Comment by Eagle — February 9, 2007 @ 5:18 am
Wasn’t that Big Ed Delahanty who fell out of the train in Niagra, NY? Academics rewrite a lot of history to suit their personal political agendas, so no, it doesn’t surprise me. What does surprise me is how, in this information age, the media doesn’t call them on it more and discredit them.
I use the digital camera to take photos of close up stuff all the time. I use it as a scanner basically. What you need is a digital camera with a good “Macro” or super close up setting. Then all you have to worry about is if the flash glare will ruin it. Usually just taking the snap at an angle handles that.
Most people don’t realize it but in Cooperstown, around the back of the HOF, there is a research library and you can go in for nothing and ask for the folder on a guy and they’ll come out of the back with a folder and you can sit down and go through it and order 8×10’s if you like or whatever. I used to go up to research my statues–epecially Eddie Gaedel, as there weren’t any good photos of the guy’s face I could work from.
Gotta go to work.
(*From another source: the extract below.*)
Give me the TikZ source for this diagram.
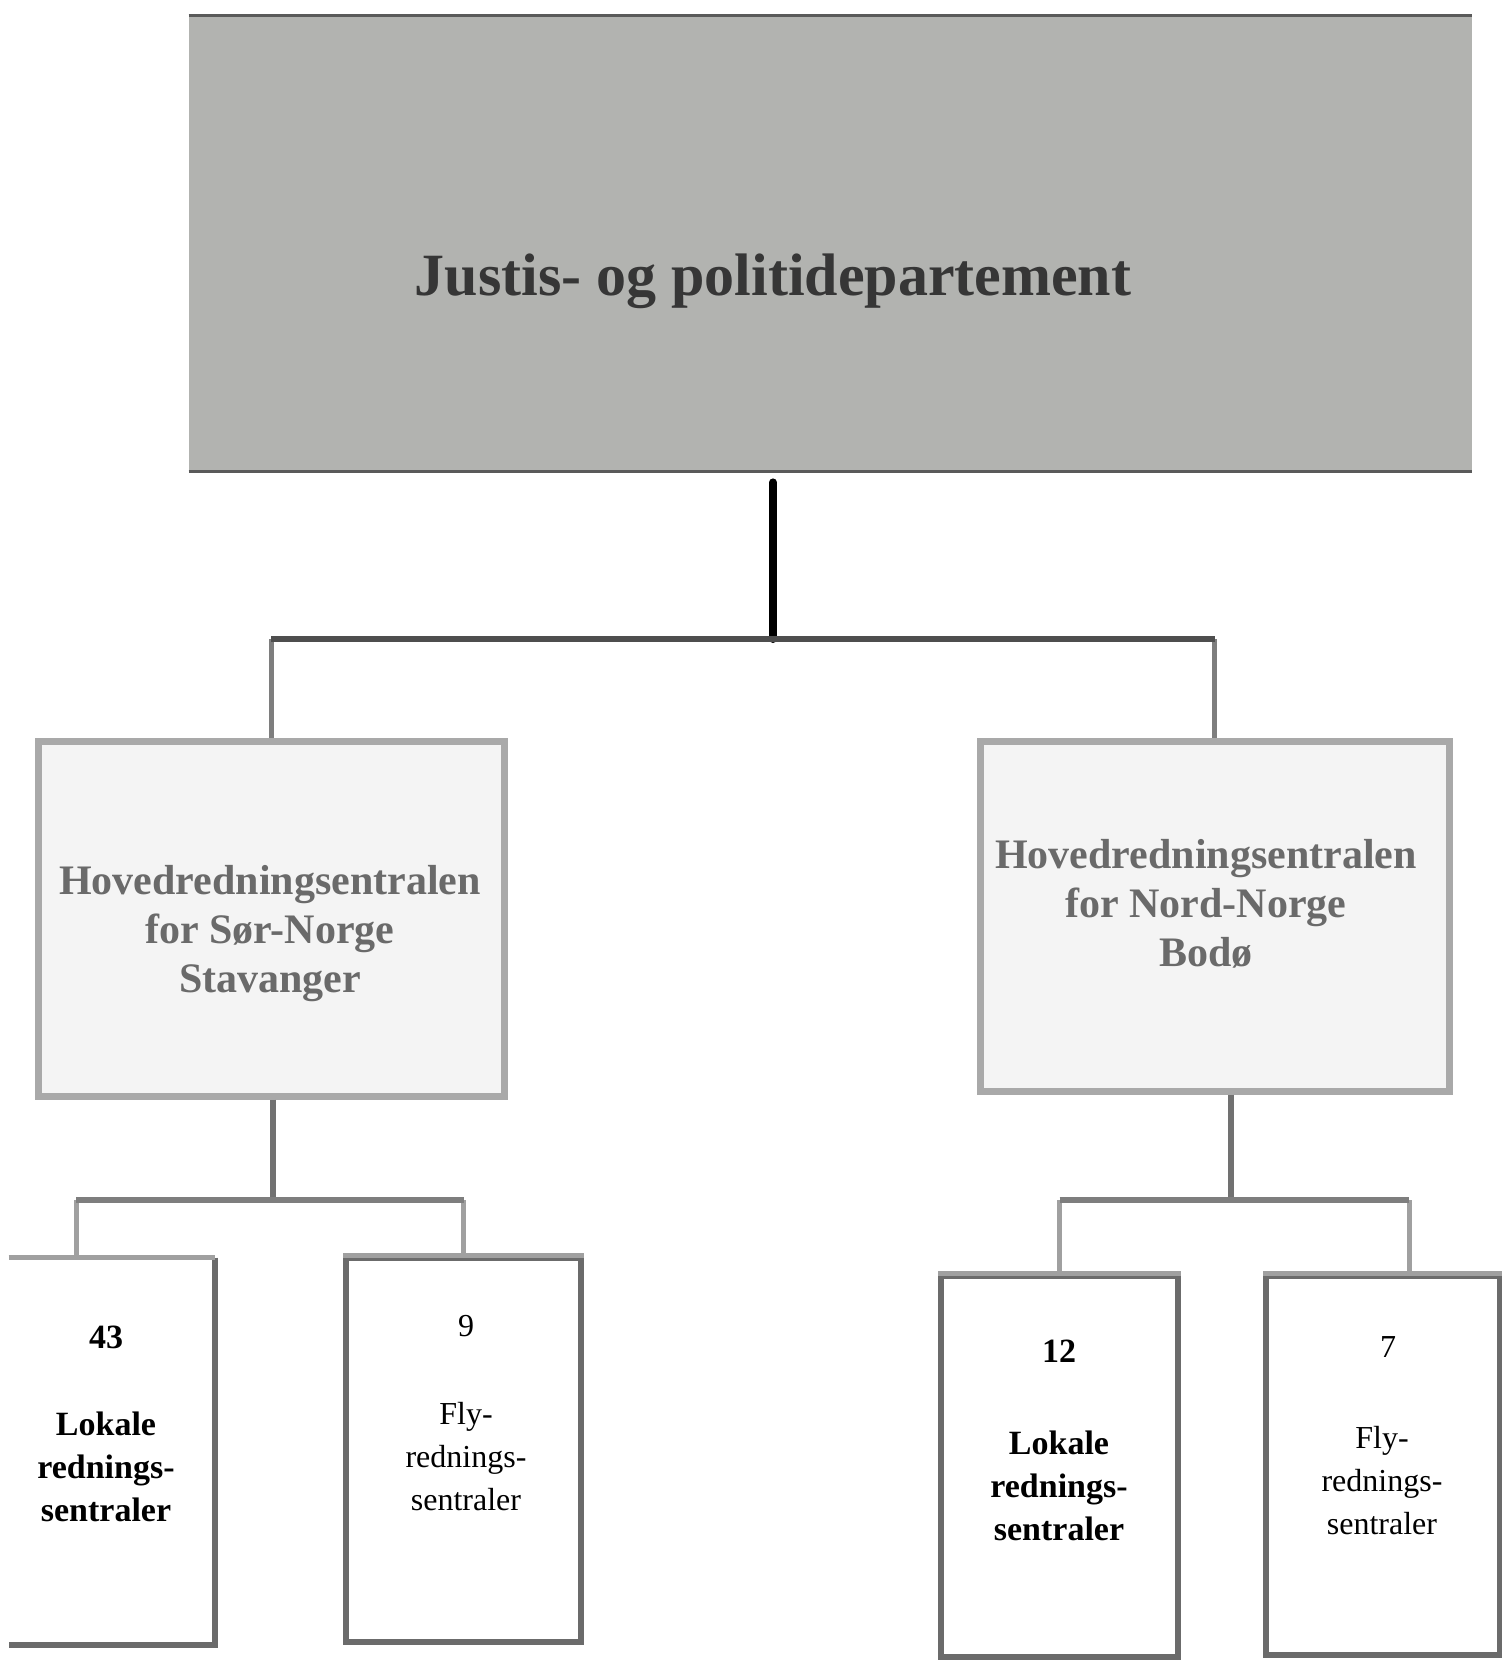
\documentclass[tikz,border=0pt]{standalone}
\usepackage{fontspec}
\setmainfont{Liberation Serif}
\definecolor{topgray}{HTML}{B2B3B0}
\definecolor{topedge}{HTML}{5A5A5A}
\definecolor{titlecol}{HTML}{363636}
\definecolor{midfill}{HTML}{F4F4F4}
\definecolor{midborder}{HTML}{A9A9A9}
\definecolor{midtext}{HTML}{6A6A6A}
\definecolor{lowborder}{HTML}{6B6B6B}
\definecolor{lowtop}{HTML}{A0A0A0}
\definecolor{busdark}{HTML}{4E4E4E}
\definecolor{dropgray}{HTML}{7E7E7E}
\begin{document}
\begin{tikzpicture}[x=0.5pt,y=-0.5pt,
  topbox/.style={fill=topgray, draw=none, inner sep=0pt, minimum width=641.5pt, minimum height=227.5pt},
  midbox/.style={fill=midfill, draw=midborder, line width=3.5pt, inner sep=0pt},
  lowbox/.style={fill=white, draw=lowborder, line width=3pt, inner sep=0pt},
  lowboxopen/.style={fill=white, draw=none, inner sep=0pt},
  titletext/.style={font=\fontsize{30}{34}\selectfont\bfseries, text=titlecol, inner sep=0pt},
  midtextstyle/.style={font=\fontsize{21}{24.5}\selectfont\bfseries, text=midtext, align=center, inner sep=0pt},
  lownumb/.style={font=\fontsize{17}{21.5}\selectfont\bfseries, inner sep=0pt},
  lowtextb/.style={font=\fontsize{17}{21.5}\selectfont\bfseries, align=center, inner sep=0pt},
  lownumr/.style={font=\fontsize{16}{21.5}\selectfont, inner sep=0pt},
  lowtextr/.style={font=\fontsize{16}{21.5}\selectfont, align=center, inner sep=0pt},
  mainconn/.style={draw=black, line width=4pt, line cap=round},
  busline/.style={draw=busdark, line width=3pt},
  dropline/.style={draw=dropgray, line width=2.5pt},
  subconn/.style={draw=dropgray!90!black, line width=3pt},
  subbus/.style={draw=dropgray, line width=3pt},
  subdrop/.style={draw=lowtop, line width=2.5pt},
  topedgeline/.style={draw=lowtop, line width=2.5pt}
]
\useasboundingbox (0,0) rectangle (1502,1661);
\fill[white] (0,0) rectangle (1502,1661);

% top box
\node[topbox] (top) at (830.5,243.5) {};
\draw[topedge, line width=1.2pt] (top.north west) -- (top.north east);
\draw[topedge, line width=1.2pt] (top.south west) -- (top.south east);
\node[titletext] (toptext) at (773,281) {Justis- og politidepartement};

% middle boxes
\node[midbox, minimum width=233pt, minimum height=177.5pt] (mL) at (271,918.5) {};
\node[midbox, minimum width=234.5pt, minimum height=175pt] (mR) at (1214.5,916) {};
\node[midtextstyle] (mLtext) at (270,934) {Hovedredningsentralen\\for Sør-Norge\\Stavanger};
\node[midtextstyle] (mRtext) at (1206,904) {Hovedredningsentralen\\for Nord-Norge\\Bodø};

% connectors top -> middle
\coordinate (j0) at (773,639);
\draw[mainconn] ([yshift=-5.5pt]top.south -| j0) -- (j0);
\draw[dropline] (mL.north |- j0) -- (mL.north);
\draw[dropline] (mR.north |- j0) -- (mR.north);
\draw[busline] (mL.north |- j0) -- (mR.north |- j0);

% lower boxes
\node[lowboxopen, minimum width=103pt, minimum height=193.5pt] (n43) at (112,1451.5) {};
\draw[lowborder, line width=3pt] (n43.north east) -- (n43.south east) -- (n43.south west);
\node[lowbox, minimum width=117.5pt, minimum height=192pt] (n9) at (463.5,1450) {};
\node[lowbox, minimum width=118.5pt, minimum height=190.5pt] (n12) at (1059.5,1466.5) {};
\node[lowbox, minimum width=117pt, minimum height=189.5pt] (n7) at (1383,1465.5) {};
\draw[topedgeline] (n43.north west) -- (n43.north east);
\draw[topedgeline] (n9.north west) -- (n9.north east);
\draw[topedgeline] (n12.north west) -- (n12.north east);
\draw[topedgeline] (n7.north west) -- (n7.north east);

% texts in lower boxes
\node[lownumb] (t43) at (106,1337) {43};
\node[lowtextb] (t43b) at (106,1467) {Lokale\\rednings-\\sentraler};
\node[lownumr] (t9) at (466,1326) {9};
\node[lowtextr] (t9b) at (466,1457) {Fly-\\rednings-\\sentraler};
\node[lownumb] (t12) at (1059,1351) {12};
\node[lowtextb] (t12b) at (1059,1486) {Lokale\\rednings-\\sentraler};
\node[lownumr] (t7) at (1388,1347) {7};
\node[lowtextr] (t7b) at (1382,1481) {Fly-\\rednings-\\sentraler};

% lower-left connectors
\coordinate (j1) at (273,1200);
\coordinate (d43) at (76,1258);
\draw[subconn] (mL.south -| j1) -- (j1);
\draw[subdrop] (d43 |- j1) -- (d43);
\draw[subdrop] (n9.north |- j1) -- (n9.north);
\draw[subbus] (d43 |- j1) -- (n9.north |- j1);

% lower-right connectors
\coordinate (j2) at (1231,1200);
\coordinate (d7) at (1409,1276);
\draw[subconn] (mR.south -| j2) -- (j2);
\draw[subdrop] (n12.north |- j2) -- (n12.north);
\draw[subdrop] (d7 |- j2) -- (d7);
\draw[subbus] (n12.north |- j2) -- (d7 |- j2);
\end{tikzpicture}
\end{document}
Lunchtime for you. I’m jealous. –fog
Comment by mcgonnigle — February 9, 2007 @ 6:21 am
Interesting about the library. I have been to Cooperstown probably 15 times and never went to the library. I’ll have to check it out next time I’m there.
I have a new digital camera now. At that time I was “trying out the digital thing”. That was 2006. I guess I’m kind of late to the party.